Frank Kemp was working on his computer when his cellphone let out the sound of Mario — from Super Mario Bros. — collecting a coin. That signaled he had a new voice mail message, yet his phone had never rung.
"At first, I thought I was crazy," said Mr. Kemp, a video editor in Dover, Del. "When I checked my voice mail, it made me really angry. It was literally a telemarketing voice mail to try to sell telemarketing systems."
Mr. Kemp had just experienced a technology gaining traction called ringless voice mail, the latest attempt by telemarketers and debt collectors to reach the masses. The calls are quietly deposited through a back door, directly into a voice mail box — to the surprise and (presumably) irritation of the recipient, who cannot do anything to block them.

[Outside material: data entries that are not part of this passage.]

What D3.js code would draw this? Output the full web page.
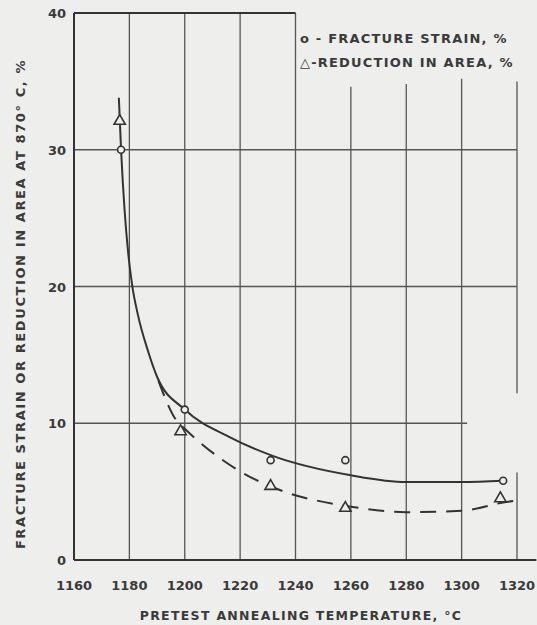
<!DOCTYPE html>
<html>
<head>
  <meta charset="UTF-8">
  <title>Fracture strain vs annealing temperature</title>
  <script src="https://d3js.org/d3.v7.min.js"></script>
  <style>
    body {
      margin: 0;
      padding: 0;
      background-color: #eeeeec;
    }

    svg {
      display: block;
    }

    text {
      font-family: "DejaVu Sans", sans-serif;
      font-weight: bold;
      fill: #3a3a3a;
    }

    .grid {
      stroke: #555;
      stroke-width: 1.3;
    }

    .frame {
      stroke: #333;
      stroke-width: 2;
    }
  </style>
</head>
<body>
  <svg id="chart" width="537" height="625"></svg>

  <script>
    // tick labels
    var xTicks = [1160, 1180, 1200, 1220, 1240, 1260, 1280, 1300, 1320];
    var yTicks = [0, 10, 20, 30, 40];

    // measured points
    var strainTemp = [1177, 1200, 1231, 1258, 1315];
    var strainVal = [30, 11, 7.3, 7.3, 5.8];
    var areaTemp = [1176.5, 1198.5, 1231, 1258, 1314];
    var areaVal = [32.1, 9.4, 5.4, 3.8, 4.5];

    // faired curves
    var solidTemp = [1176.2, 1177, 1178.3, 1179.5, 1181, 1183, 1186.7, 1190, 1200, 1216, 1232, 1260, 1280, 1300, 1315];
    var solidVal = [33.8, 30, 25.5, 22.6, 20.1, 18, 15.3, 13.4, 11, 9, 7.6, 6.2, 5.7, 5.7, 5.8];
    var dashTemp = [1190.5, 1197, 1200, 1219, 1232, 1260, 1280, 1300, 1315, 1322];
    var dashVal = [13.1, 10.2, 9.6, 6.6, 5.3, 3.9, 3.5, 3.6, 4.2, 4.4];

    // grid line extents, in data units
    var vGrid = [
      { t: 1180, segs: [[0, 40]] },
      { t: 1200, segs: [[0, 40]] },
      { t: 1220, segs: [[0, 40]] },
      { t: 1240, segs: [[0, 40]] },
      { t: 1260, segs: [[0, 34.6]] },
      { t: 1280, segs: [[0, 34.8]] },
      { t: 1300, segs: [[0, 35.2]] },
      { t: 1320, segs: [[0, 6.4], [12.2, 35]] }
    ];
    var hGrid = [
      { v: 10, to: 1302 },
      { v: 20, to: 1320 },
      { v: 30, to: 1320 }
    ];

    var legendLabels = ["o - FRACTURE STRAIN, %", "\u25B3-REDUCTION IN AREA, %"];

    var svg = d3.select("#chart");

    var x = d3.scaleLinear().domain([1160, 1320]).range([74, 517]);
    var y = d3.scaleLinear().domain([0, 40]).range([560, 13]);

    // vertical grid
    vGrid.forEach(function (g) {
      g.segs.forEach(function (s) {
        svg.append("line")
          .attr("class", "grid")
          .attr("x1", x(g.t)).attr("x2", x(g.t))
          .attr("y1", y(s[0])).attr("y2", y(s[1]));
      });
    });

    // horizontal grid
    svg.selectAll(".hgrid")
      .data(hGrid)
      .enter()
      .append("line")
      .attr("class", "grid")
      .attr("x1", x(1160))
      .attr("x2", d => x(d.to))
      .attr("y1", d => y(d.v))
      .attr("y2", d => y(d.v));

    // frame: left axis, bottom axis, top border
    svg.append("line").attr("class", "frame")
      .attr("x1", x(1160)).attr("x2", x(1160))
      .attr("y1", y(0)).attr("y2", y(40));
    svg.append("line").attr("class", "frame")
      .attr("x1", x(1160)).attr("x2", x(1327))
      .attr("y1", y(0)).attr("y2", y(0));
    svg.append("line").attr("class", "frame")
      .attr("x1", x(1160)).attr("x2", x(1240))
      .attr("y1", y(40)).attr("y2", y(40));

    // tick labels
    svg.selectAll(".xlab")
      .data(xTicks)
      .enter()
      .append("text")
      .attr("x", d => x(d))
      .attr("y", 590)
      .attr("text-anchor", "middle")
      .attr("font-size", 13)
      .text(d => d);

    svg.selectAll(".ylab")
      .data(yTicks)
      .enter()
      .append("text")
      .attr("x", 66)
      .attr("y", d => y(d) + 5)
      .attr("text-anchor", "end")
      .attr("font-size", 13)
      .text(d => d);

    // axis titles
    svg.append("text")
      .attr("x", 301)
      .attr("y", 620)
      .attr("text-anchor", "middle")
      .attr("font-size", 12.5)
      .attr("letter-spacing", 1.3)
      .text("PRETEST ANNEALING TEMPERATURE, \u00B0C");

    svg.append("text")
      .attr("transform", "translate(25,304) rotate(-90)")
      .attr("text-anchor", "middle")
      .attr("font-size", 13)
      .attr("letter-spacing", 1.6)
      .text("FRACTURE STRAIN OR REDUCTION IN AREA AT 870\u00B0 C, %");

    // legend
    svg.selectAll(".leg")
      .data(legendLabels)
      .enter()
      .append("text")
      .attr("x", 300)
      .attr("y", (d, i) => 43 + i * 24)
      .attr("font-size", 13)
      .attr("letter-spacing", 1.2)
      .text(d => d);

    // curves
    var line = d3.line()
      .x(d => x(d[0]))
      .y(d => y(d[1]))
      .curve(d3.curveMonotoneX);

    svg.append("path")
      .datum(d3.zip(solidTemp, solidVal))
      .attr("d", line)
      .attr("fill", "none")
      .attr("stroke", "#333")
      .attr("stroke-width", 2);

    svg.append("path")
      .datum(d3.zip(dashTemp, dashVal))
      .attr("d", line)
      .attr("fill", "none")
      .attr("stroke", "#333")
      .attr("stroke-width", 2)
      .attr("stroke-dasharray", "16,10");

    // markers
    svg.selectAll(".circ")
      .data(d3.zip(strainTemp, strainVal))
      .enter()
      .append("circle")
      .attr("cx", d => x(d[0]))
      .attr("cy", d => y(d[1]))
      .attr("r", 3.5)
      .attr("fill", "#eeeeec")
      .attr("stroke", "#333")
      .attr("stroke-width", 1.6);

    var tri = d3.symbol().type(d3.symbolTriangle).size(55);
    svg.selectAll(".tri")
      .data(d3.zip(areaTemp, areaVal))
      .enter()
      .append("path")
      .attr("d", tri)
      .attr("transform", d => "translate(" + x(d[0]) + "," + y(d[1]) + ")")
      .attr("fill", "#eeeeec")
      .attr("stroke", "#333")
      .attr("stroke-width", 1.6);
  </script>
</body>
</html>
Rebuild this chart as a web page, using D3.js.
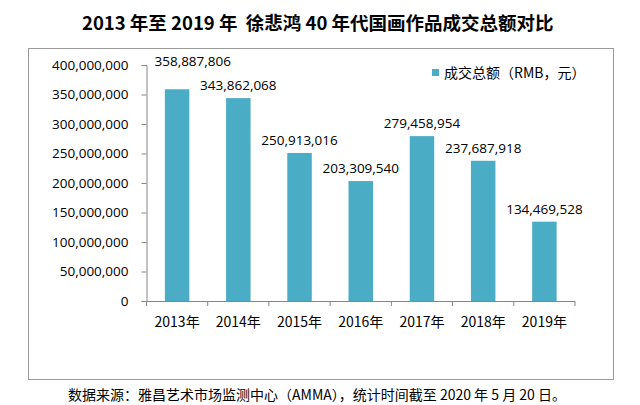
<!DOCTYPE html>
<html><head><meta charset="utf-8">
<script src="https://cdn.jsdelivr.net/npm/d3@7"></script>
<style>
html,body{margin:0;padding:0;background:#fff;}
svg{display:block;}
text{font-family:"Noto Sans CJK SC","Open Sans",sans-serif;}
.num{font-family:"Open Sans","Noto Sans CJK SC",sans-serif;}
</style></head>
<body>
<svg id="c" width="640" height="405"></svg>
<script>
const categories = ["2013年","2014年","2015年","2016年","2017年","2018年","2019年"];
const values = [358887806, 343862068, 250913016, 203309540, 279458954, 237687918, 134469528];
const yTicks = [0, 50000000, 100000000, 150000000, 200000000, 250000000, 300000000, 350000000, 400000000];
const seriesName = "成交总额（RMB，元）";
const titleText = "2013 年至 2019 年  徐悲鸿 40 年代国画作品成交总额对比";
const sourceText = "数据来源：雅昌艺术市场监测中心（AMMA），统计时间截至 2020 年 5 月 20 日。";

const svg = d3.select("#c");
const barColor = "#4BACC6";
const axisColor = "#868686";

// frame
svg.append("rect").attr("x",28.5).attr("y",48.5).attr("width",585).attr("height",331)
  .attr("fill","none").attr("stroke","#9a9a9a").attr("stroke-width",1);

// title
svg.append("text").attr("x",82).attr("y",30).attr("font-size",18.5).attr("font-weight","bold")
  .attr("fill","#000").style("white-space","pre").text(titleText);

// source
svg.append("text").attr("x",68).attr("y",400).attr("font-size",14).attr("fill","#000").text(sourceText);

const x0 = 146.5, x1 = 575, yTop = 65, yBot = 301;
const x = d3.scaleBand().domain(categories).range([x0,x1]).paddingInner(0.6).paddingOuter(0.3);
const y = d3.scaleLinear().domain([0,400000000]).range([yBot,yTop]);
const fmt = d3.format(",");

// y axis
const ya = svg.append("g").attr("transform",`translate(${x0},0)`)
  .call(d3.axisLeft(y).tickValues(yTicks).tickFormat(fmt).tickSize(5).tickPadding(13));
ya.select(".domain").attr("stroke",axisColor);
ya.selectAll(".tick line").attr("stroke",axisColor);
ya.selectAll(".tick text").attr("font-size",13.5).attr("fill","#000")
  .style("font-family","'Open Sans',sans-serif");

// bars
svg.append("g").selectAll("rect").data(values).join("rect")
  .attr("x",(d,i)=>x(categories[i])).attr("width",x.bandwidth())
  .attr("y",d=>y(d)).attr("height",d=>y(0)-y(d)).attr("fill",barColor);

// x axis
const xg = svg.append("g");
xg.append("line").attr("x1",x0).attr("x2",x1).attr("y1",yBot+0.5).attr("y2",yBot+0.5).attr("stroke",axisColor);
const boundaries = d3.range(categories.length+1).map(i=>x0 + i*(x1-x0)/categories.length);
xg.selectAll("line.t").data(boundaries).join("line").attr("class","t")
  .attr("x1",d=>d).attr("x2",d=>d).attr("y1",yBot).attr("y2",yBot+5).attr("stroke",axisColor);
xg.selectAll("text").data(categories).join("text")
  .attr("x",d=>x(d)+x.bandwidth()/2).attr("y",yBot+26).attr("text-anchor","middle")
  .attr("font-size",14).attr("fill","#000").text(d=>d);

// data labels
const labels = svg.append("g").selectAll("text").data(values).join("text")
  .attr("class","num")
  .attr("x",(d,i)=>x(categories[i])+x.bandwidth()/2).attr("y",d=>y(d)-8)
  .attr("text-anchor","middle").attr("font-size",13.5).attr("fill","#000")
  .text(d=>fmt(d));

// keep labels clear of the y axis and of each other
const nodes = labels.nodes();
nodes.forEach(n=>{
  const b = n.getBBox();
  if (b.x < x0 + 8) n.setAttribute("x", +n.getAttribute("x") + (x0 + 8 - b.x));
});
for (let i = nodes.length-2; i >= 0; i--) {
  const a = nodes[i].getBBox(), b = nodes[i+1].getBBox();
  const hOverlap = a.x + a.width > b.x && b.x + b.width > a.x;
  const vOverlap = a.y + a.height > b.y && b.y + b.height > a.y;
  if (hOverlap && vOverlap) {
    const shift = (a.y + a.height) - b.y + 6;
    nodes[i].setAttribute("y", +nodes[i].getAttribute("y") - shift);
  }
}

// legend
const lg = svg.append("g").attr("transform","translate(432,69)");
lg.append("rect").attr("width",7).attr("height",7).attr("fill",barColor);
lg.append("text").attr("x",12).attr("y",9).attr("font-size",14).attr("fill","#000").text(seriesName);
</script>
</body></html>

Regulators are considering whether to ban these messages. They have been hearing from ringless voice mail providers and pro-business groups, which argue that these messages should not qualify as calls and, therefore, should be exempt from consumer protection laws that ban similar types of telephone marketing.
But consumer advocates, technology experts, people who have been inundated with these calls and the lawyers representing them say such an exemption would open the floodgates. Consumers' voice mail boxes would be clogged with automated messages, they say, making it challenging to unearth important calls, whether they are from an elderly mother's nursing home or a child's school.
-- submitted from IRC
(Score: 2) by VLM on Tuesday June 06 2017, @03:19PM (1 child)
Oh, interesting, how does that even work? At home my VOIP provider doesn't provide my voicemail, they just terminate calls to my asterisk server that has its own voicemail. I've never gotten a direct delivered cell phone voicemail. I do the google fi thing, maybe google doesn't sign contracts with that class of advertiser.
(Score: 2) by bob_super on Tuesday June 06 2017, @04:45PM
You're doing that "geek" thing again.
There's at least 200 million VM boxes out there, and someone clearly sees that as a big enough market.